Earlier in the week there was a thought provoking letter in the NY Times. Professor Dena Davis insists that in countries with less than full democracies, the mindset is that President Obama could not only have stopped the Koran burning in Florida, but could have arrested the minister who did it. The “could” really is seen as “should.” Since he did neither, he is viewed as sanctioning the behavior.
“Sanctioning the behavior” was certainly one of the most difficult parental balancing acts that I experienced. While I imagine that that is probably so of all parents, it is all the more difficult when one adopts into one’s family a person – child though (s)he may be – who already has years of history outside the family with different values, different beliefs, and different behaviors; too often, many different values, many different beliefs, and many different behaviors, from their many different homes. Our family positions seem like only one more imposition in a long line of such.

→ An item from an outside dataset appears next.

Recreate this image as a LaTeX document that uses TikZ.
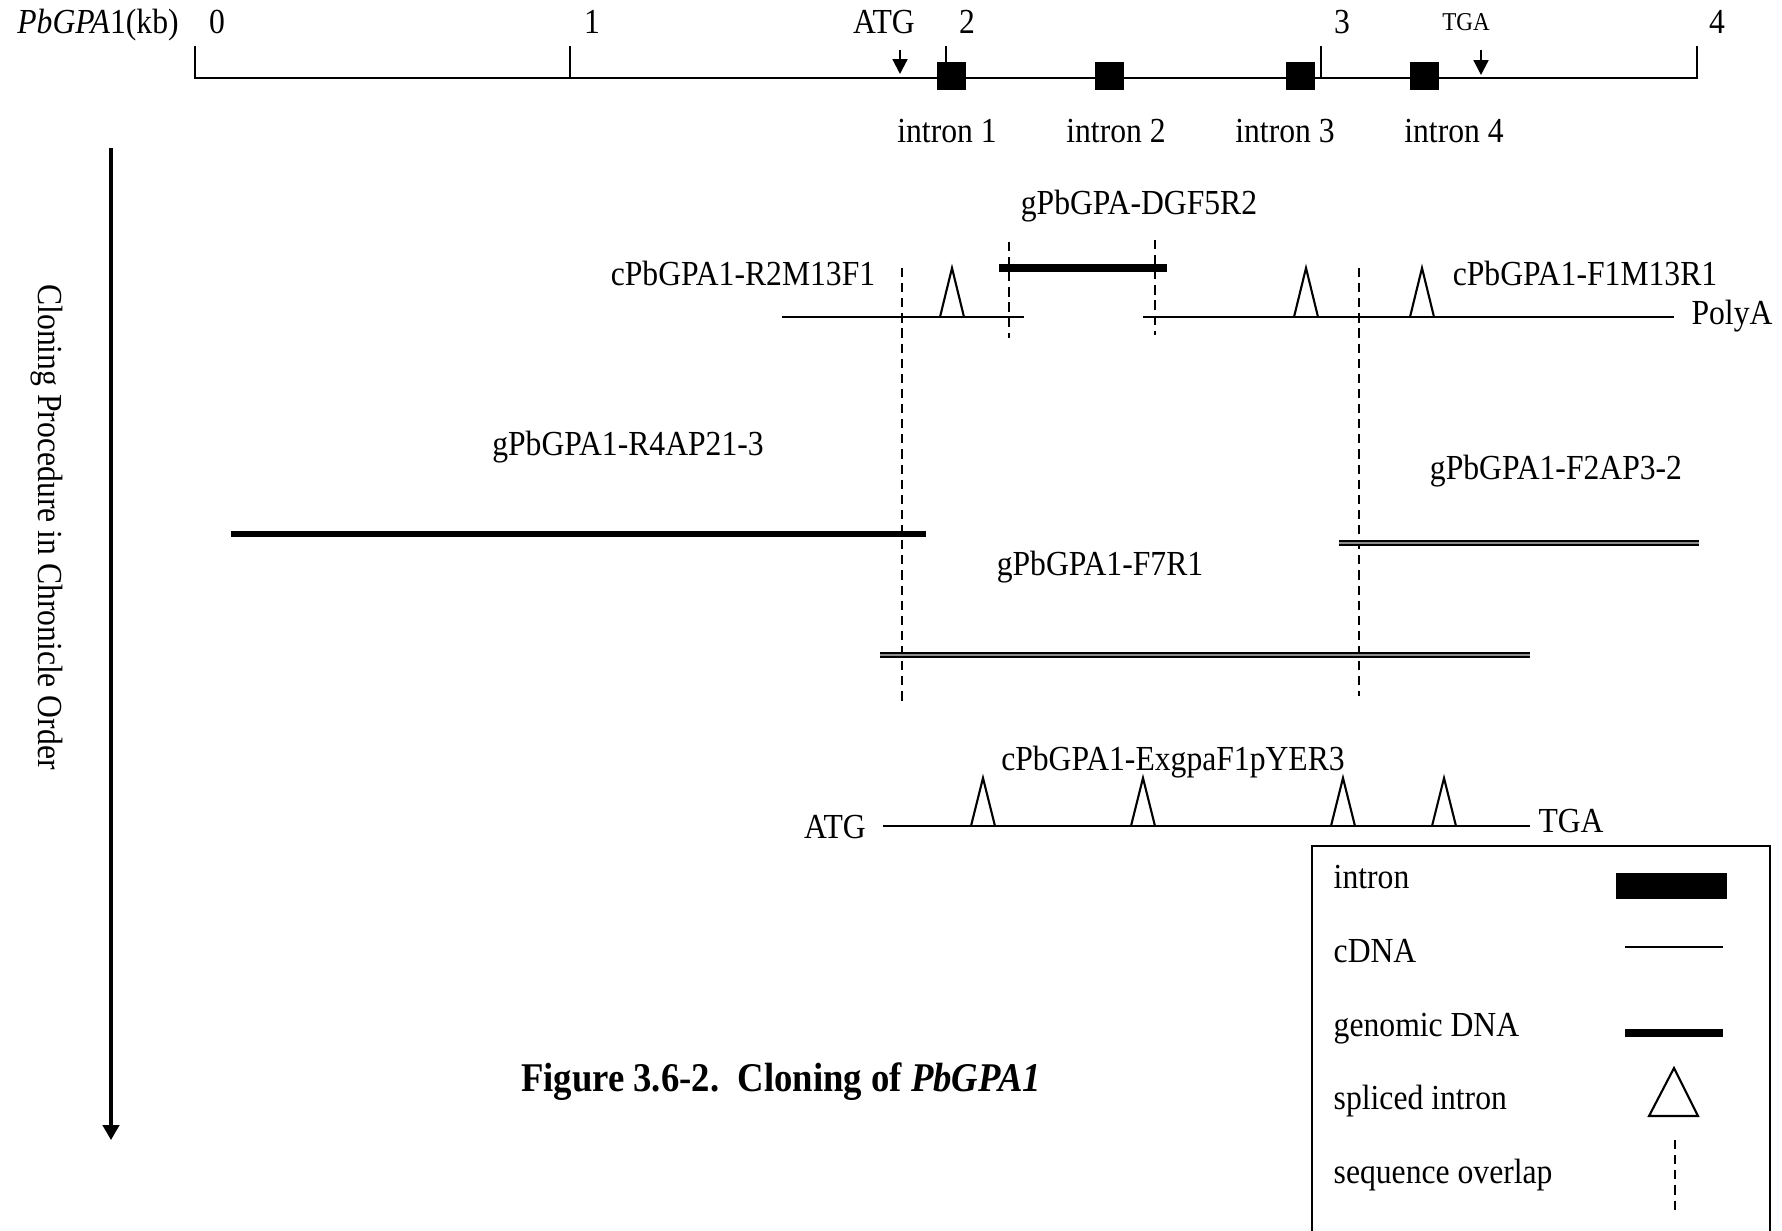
\documentclass[tikz,border=0pt]{standalone}
\usepackage{fontspec}
\setmainfont{Liberation Serif}[FakeStretch=0.9]
\usetikzlibrary{arrows.meta}

\begin{document}
\begin{tikzpicture}[
    x=0.01cm, y=-0.01cm,
    every node/.style={font=\fontsize{10}{12}\selectfont, inner sep=0pt, anchor=base},
    cdna/.style={line width=0.6pt},
    gdna/.style={line width=1.9pt},
    gdnascan/.style={line width=0.65pt, double=black!45, double distance=0.6pt},
    intronbox/.style={fill=black, inner sep=0pt, minimum width=0.29cm, minimum height=0.27cm, anchor=center},
    overlap/.style={line width=0.6pt, dash pattern=on 2.6pt off 1.7pt},
    splice/.style={line width=0.6pt, line join=miter},
    smallarr/.style={-{Triangle[width=4.2pt,length=4.2pt]}, line width=0.6pt},
    arr/.style={-{Triangle[width=4.6pt,length=4.2pt]}, line width=0.9pt}
]
\useasboundingbox (0,0) rectangle (1782,1230);

% Top: genomic map in kb
\node (kb) at (98,34) {\textit{PbGPA}1(kb)};
\draw[cdna] (195,46) -- (195,78) coordinate (ax0) -- (1697,78) coordinate (ax4) -- (1697,46);
\foreach \k in {1,2,3}
  \draw[cdna] (195+375.4*\k,78) -- ++(0,-32);
\foreach \k in {0,...,4}
  \node (tick\k) at (217+375*\k,34) {\k};

\node (atg) at (884,34) {ATG};
\node[font=\fontsize{7.3}{8}\selectfont] (tga) at (1466,30) {TGA};
\coordinate (atgtop) at (900,50);
\coordinate (atgend) at (900,74);
\coordinate (tgatop) at (1481,50);
\coordinate (tgaend) at (1481,75);
\draw[smallarr] (atgtop) -- (atgend);
\draw[smallarr] (tgatop) -- (tgaend);

\node[intronbox] (in1) at (951,76) {};
\node[intronbox] (in2) at (1109,76) {};
\node[intronbox] (in3) at (1300,76) {};
\node[intronbox] (in4) at (1424,76) {};
\node (lin1) at (947,142) {intron 1};
\node (lin2) at (1116,142) {intron 2};
\node (lin3) at (1285,142) {intron 3};
\node (lin4) at (1454,142) {intron 4};

% Left: time axis
\coordinate (ttop) at (111,148);
\coordinate (tbot) at (111,1140);
\draw[arr] (ttop) -- (tbot);
\node[rotate=-90, anchor=center] (order) at (47,527) {Cloning Procedure in Chronicle Order};

% Row 1: cDNA clones and DGF5R2
\node (dgf) at (1139,214) {gPbGPA-DGF5R2};
\node (r2m) at (743,285) {cPbGPA1-R2M13F1};
\node (f1m) at (1585,285) {cPbGPA1-F1M13R1};
\node (polya) at (1732,324) {PolyA};
\draw[line width=2.4pt] (999,268) -- (1167,268);
\draw[cdna] (782,317) -- (1024,317);
\draw[cdna] (1143,317) -- (1674,317);
\foreach \x in {952,1306,1422}
  \draw[splice] (\x-12,317) -- (\x,268) -- (\x+12,317);

% overlaps
\draw[overlap] (1009,242) -- (1009,338);
\draw[overlap] (1155,240) -- (1155,335);
\draw[overlap] (902,268) -- (902,705);
\draw[overlap] (1359,268) -- (1359,696);

% Rows 2-3: genomic clones
\node (r4a) at (628,455) {gPbGPA1-R4AP21-3};
\node (f2a) at (1556,479) {gPbGPA1-F2AP3-2};
\node (f7r) at (1100,575) {gPbGPA1-F7R1};
\draw[gdna] (231,534) -- (926,534);
\draw[gdnascan] (1339,543) -- (1699,543);
\draw[gdnascan] (880,655) -- (1530,655);

% Row 4: full-length cDNA
\node (exg) at (1173,770) {cPbGPA1-ExgpaF1pYER3};
\node (atg2) at (835,838) {ATG};
\node (tga2) at (1571,832) {TGA};
\draw[cdna] (883,826) -- (1530,826);
\foreach \x in {983,1143,1343,1444}
  \draw[splice] (\x-12,826) -- (\x,778) -- (\x+12,826);

% Caption
\node[font=\fontsize{11.6}{14}\selectfont\bfseries] (cap) at (781,1091) {Figure 3.6-2.\ \ Cloning of \textit{PbGPA1}};

% Legend
\draw[cdna] (1312,1232) -- (1312,846) -- (1770,846) -- (1770,1232);
\node[anchor=base west] (kin) at (1333,888) {intron};
\node[anchor=base west] (kcd) at (1333,962) {cDNA};
\node[anchor=base west] (kgd) at (1333,1036) {genomic DNA};
\node[anchor=base west] (ksp) at (1333,1109) {spliced intron};
\node[anchor=base west] (kov) at (1333,1183) {sequence overlap};
\fill (1616,873) rectangle (1727,899);
\draw[cdna] (1625,947) -- (1723,947);
\draw[line width=2pt] (1625,1033) -- (1723,1033);
\draw[splice] (1649,1116) -- (1674,1068) -- (1698,1116) -- cycle;
\draw[overlap] (1675,1140) -- (1675,1212);

\end{tikzpicture}
\end{document}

It seems there is a continuum with “minding one’s own business” at one end – Obama and the burning e.g. – and “sanctioning the behavior” [“enabling” being the farthest extreme of that] on the other. I suppose toleration is along the continuum somewhere.
But we are taught over and over that every single decision or non-decision; speaking or not speaking; acting or not acting has meaning and communicates our beliefs to others. And I agree with that. But it brings parents back to their fear of sanctioning behavior that they do not agree with.

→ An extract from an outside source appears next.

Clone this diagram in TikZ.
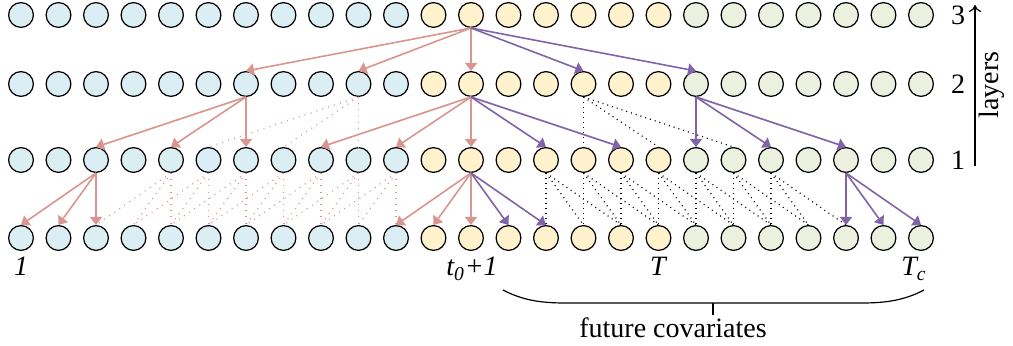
\documentclass[tikz,border=0pt]{standalone}
\usepackage{fontspec}
\setmainfont{Liberation Serif}
\usetikzlibrary{arrows.meta}
\definecolor{cblue}{HTML}{DBEEF3}
\definecolor{cyell}{HTML}{FFF2CC}
\definecolor{cgreen}{HTML}{EBF1DE}
\definecolor{cpink}{HTML}{D9958F}
\definecolor{cpurp}{HTML}{7F64A8}
\begin{document}
\begin{tikzpicture}[x=0.5pt,y=-0.5pt,
  cell/.style={circle,draw=black,line width=0.6pt,minimum size=12.4pt,inner sep=0pt},
  pinkarrow/.style={draw=cpink,line width=0.8pt,-{Triangle[width=6pt,length=4pt]}},
  purparrow/.style={draw=cpurp,line width=0.8pt,-{Triangle[width=6pt,length=4pt]}},
  pinkdot/.style={draw=cpink,line width=0.6pt,dash pattern=on 0.5pt off 2.6pt},
  blackdot/.style={draw=black,line width=0.6pt,dash pattern=on 0.5pt off 2pt},
  lab/.style={font=\fontsize{14}{16}\selectfont},
  itlab/.style={font=\fontsize{14}{16}\selectfont\itshape,anchor=base}]
\useasboundingbox (0,0) rectangle (1013,346);
% cells
\foreach \r/\y in {3/15,2/84,1/160,0/238}{
  \foreach \c in {0,...,10}{\node[cell,fill=cblue] (n\r-\c) at ({21+37.5*\c},\y) {};}
  \foreach \c in {11,...,17}{\node[cell,fill=cyell] (n\r-\c) at ({21+37.5*\c},\y) {};}
  \foreach \c in {18,...,24}{\node[cell,fill=cgreen] (n\r-\c) at ({21+37.5*\c},\y) {};}
}
% dotted connections
\foreach \t in {5,7,9}{\draw[pinkdot] (n2-9.south) -- (n1-\t.north);}
\foreach \t in {15,17,19}{\draw[blackdot] (n2-15.south) -- (n1-\t.north);}
\foreach \s in {4,...,10}{
  \foreach \d in {0,1,2}{
    \pgfmathtruncatemacro{\t}{\s-\d}
    \draw[pinkdot] (n1-\s.south) -- (n0-\t.north);
  }
}
\foreach \s in {14,...,20}{
  \foreach \d in {0,1,2}{
    \pgfmathtruncatemacro{\t}{\s+\d}
    \draw[blackdot] (n1-\s.south) -- (n0-\t.north);
  }
}
% solid arrows
\foreach \t in {6,9,12}{\draw[pinkarrow] (n3-12.south) -- (n2-\t.north);}
\foreach \t in {15,18}{\draw[purparrow] (n3-12.south) -- (n2-\t.north);}
\foreach \t in {2,4,6}{\draw[pinkarrow] (n2-6.south) -- (n1-\t.north);}
\foreach \t in {8,10,12}{\draw[pinkarrow] (n2-12.south) -- (n1-\t.north);}
\foreach \t in {14,16}{\draw[purparrow] (n2-12.south) -- (n1-\t.north);}
\foreach \t in {18,20,22}{\draw[purparrow] (n2-18.south) -- (n1-\t.north);}
\foreach \t in {0,1,2}{\draw[pinkarrow] (n1-2.south) -- (n0-\t.north);}
\foreach \t in {10,11,12}{\draw[pinkarrow] (n1-12.south) -- (n0-\t.north);}
\foreach \t in {13,14}{\draw[purparrow] (n1-12.south) -- (n0-\t.north);}
\foreach \t in {22,23,24}{\draw[purparrow] (n1-22.south) -- (n0-\t.north);}
% time labels
\node[itlab] (l1) at (21,276) {1};
\node[itlab] (lt0) at (472,276) {t\textsubscript{0}+1};
\node[itlab] (lT) at (658,276) {T};
\node[itlab] (lTc) at (914,276) {T\textsubscript{c}};
% layer labels
\node[lab] (k3) at (958,15) {3};
\node[lab] (k2) at (958,84) {2};
\node[lab] (k1) at (958,160) {1};
\coordinate (la) at (975,166);
\coordinate (lb) at (975,5);
\draw[line width=0.6pt,-{To[length=3.5pt,width=6pt]}] (la) -- (lb);
\node[lab,rotate=90] (lay) at (992,85) {layers};
% brace
\coordinate (b1) at (503,290);
\coordinate (b2) at (924,290);
\coordinate (bm) at (713,303);
\coordinate (bt) at (713,315);
\draw[line width=0.6pt] (b1) .. controls (522,300) and (540,303) .. (565,303) -- (862,303) .. controls (887,303) and (905,300) .. (b2);
\draw[line width=0.6pt] (bm) -- (bt);
\node[lab] (fc) at (673,328) {future covariates};
\end{tikzpicture}
\end{document}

Simple: When I was a young adult, I was sometimes given a much appreciated carton of cigarettes as a gift. I never interpreted that to mean that the gift giver agreed with my smoking. Yet today, I wouldn’t even consider picking up a pack of cigarettes for my kids on my way to their house – even though I might well be picking up a gallon of milk for them at the same store.
Difficult: For those against abortion, how does one drive one’s young adult daughter to the abortion clinic when she gets pregnant? Yet how does a parent support a daughter’s right to make her own decisions by refusing to drive her? If she has the abortion, can she continue to live with you? Or is that enabling her because your cheap room and board allowed her the money to go to the clinic?
Where is the line? I have just recently finished MAPP training – the local standard of training for foster and adoptive parents – and this issue of the line was not once addressed. It’s further interesting to me that in all my years of working in the field I never once saw a training to address this very real and very painful parental dilemma. I have had to fly by the seat of my pants every single time I came up against it and I know now that I too often blew it.
For adoptive parents of older children – especially if there are birth children in the house – the dilemma is seriously multiplied. Allowing the children the freedom to do what they do because one is committed to unconditionally loving them does not cut it. There must be standards of family behavior that must be followed, or one turns into a group home, no?
At the risk of sounding like Carrie Bradshaw, the “Sex and The City” columnist character, who today would probably be a blogger: If you are not with me, aren’t you against me? And if you are not against me, aren’t you automatically with me?
Thank you, Professor Davis, for giving us your insightful and, for me, personally relevant perspective.
Jack
Speaking from my experience as a step parent, an adoptive parent of older kids and the parent of birth kids, I read this post with interest as I often find myself agonizing over where the “line” is. I lose sleep over it. The challenges are exasperatingly difficult as the various worlds my kids come from often collide among them (not all live at home) and no matter what I do, what I say or where I stand, I usually appear to be “wrong” on some level, in someway, to someone. My backup though, is my unconditional love.
When the times come when what you call “the standards of family behavior” have not been followed in my family for whatever reasons which always have to do with the parents, (temporary insanity, need for coma time, not knowing what to do, etc) I know in no uncertain terms, that my kids know, I love each of them unconditionally.
Obviously there is a need for all families to have a “standard of family behavior” and I recognize that it is far more difficult to set a standard for families like mine. However, I also recognize that unconditional love places my family and families like mine above the level of a group home despite the slacking of or maybe even the lacking, at times, of the “the standards.” Unconditional love does cut it at those crazy times for my family.
But… I don’t think unconditional love really exists in a family where the parent(s) are committed but not, at the very least, continually, striving to take responsibility for some kind of “standard of family behavior.” Being committed is not the same as taking responsibility, and to love a child unconditionally, I believe you must have both.